A recent case decided by the Ohio Court of Appeals reminds new franchisors to tread carefully when converting existing licensees to future franchisees. In the case of Okolish v. Town Money Saver, Inc., , the trial court found an arbitration provision in the franchise agreement of a coupon clipper magazine franchise, Town Money Saver, Inc. and TMS Franchising, Inc. (“TMS”) procedurally and substantively unconscionable. As a result, the lower court denied the new franchisor’s motion to compel arbitration. The Ohio Court of Appeals reversed, deciding the arbitration provision was not procedurally unconscionable and remanded the case to require the trial court to further consider whether the provision was substantively unconscionable.

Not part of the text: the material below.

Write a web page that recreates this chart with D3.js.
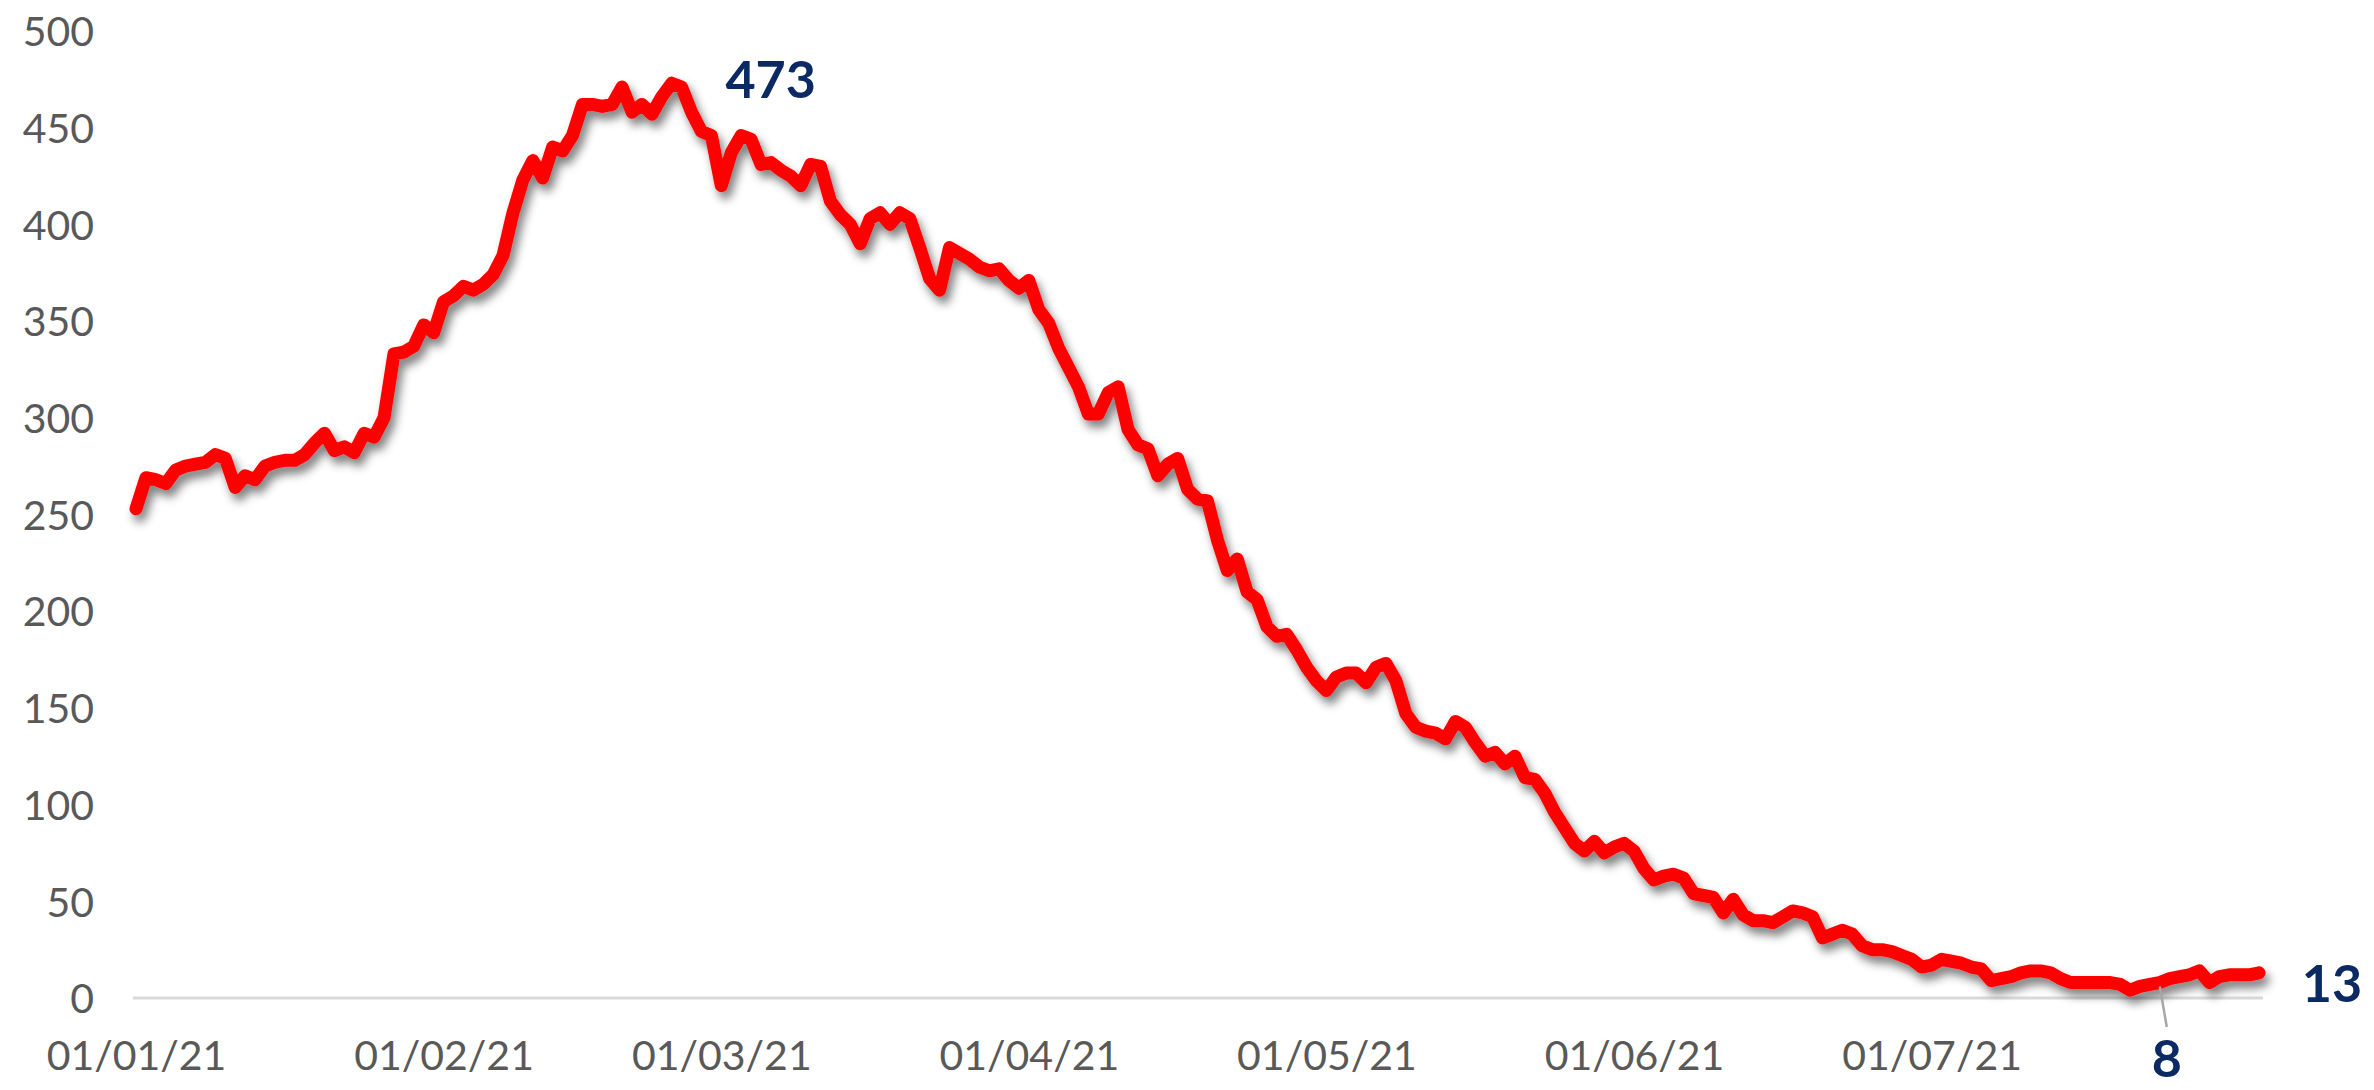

In this case, the franchisee (“Okolish “) started her own business mailing clipper coupons in 1996. A year later she partnered with William Zirzwow to operate under the “Town Money Saver” brand. In 2005, Zirzwow decided to franchise the ‘Town Money Saver’ concept and Okolish alleged that the franchisee was required to enter into a form of franchise agreement if Okolish wanted to continue operating under the name. A dispute arose regarding an encroaching franchisee and Okolish filed suit against TMS for damages. TMS filed a motion to compel arbitration under the required dispute resolutions in the form of franchise agreement. The trial court denied the motion concluding that the arbitration provision in the franchise agreement was procedurally and substantively unconscionable.
On appeal, the court found that Okolish was never required to enter into a franchise agreement to continue operating her territory, only if she desired to expand her region or acquire other markets. Okolish testified to the fact that she wanted to grow her business. The choice she actually lacked was the ability to grow her business by opening in new markets. At least three other similarly situated Town Money saver operators decided not to sign the franchise agreements and continuing operating their businesses, maintaining the status quo. Further, the court found she was neither rushed to sign a franchise agreement or prohibited from starting her own business not under the Town Money Saver name which she was successful doing in the past. Reviewing this record, the court concluded that the trial court incorrectly determined the arbitration was procedurally unconscionable.
This case is helpful reading for current licensed or distributorship relationships that are seeking to convert their existing systems to franchise models. By providing a legitimate choice to prospective converting licensees or distributors, a new franchise system may be successful defending claims that the dispute resolution provisions are procedurally unconscionable.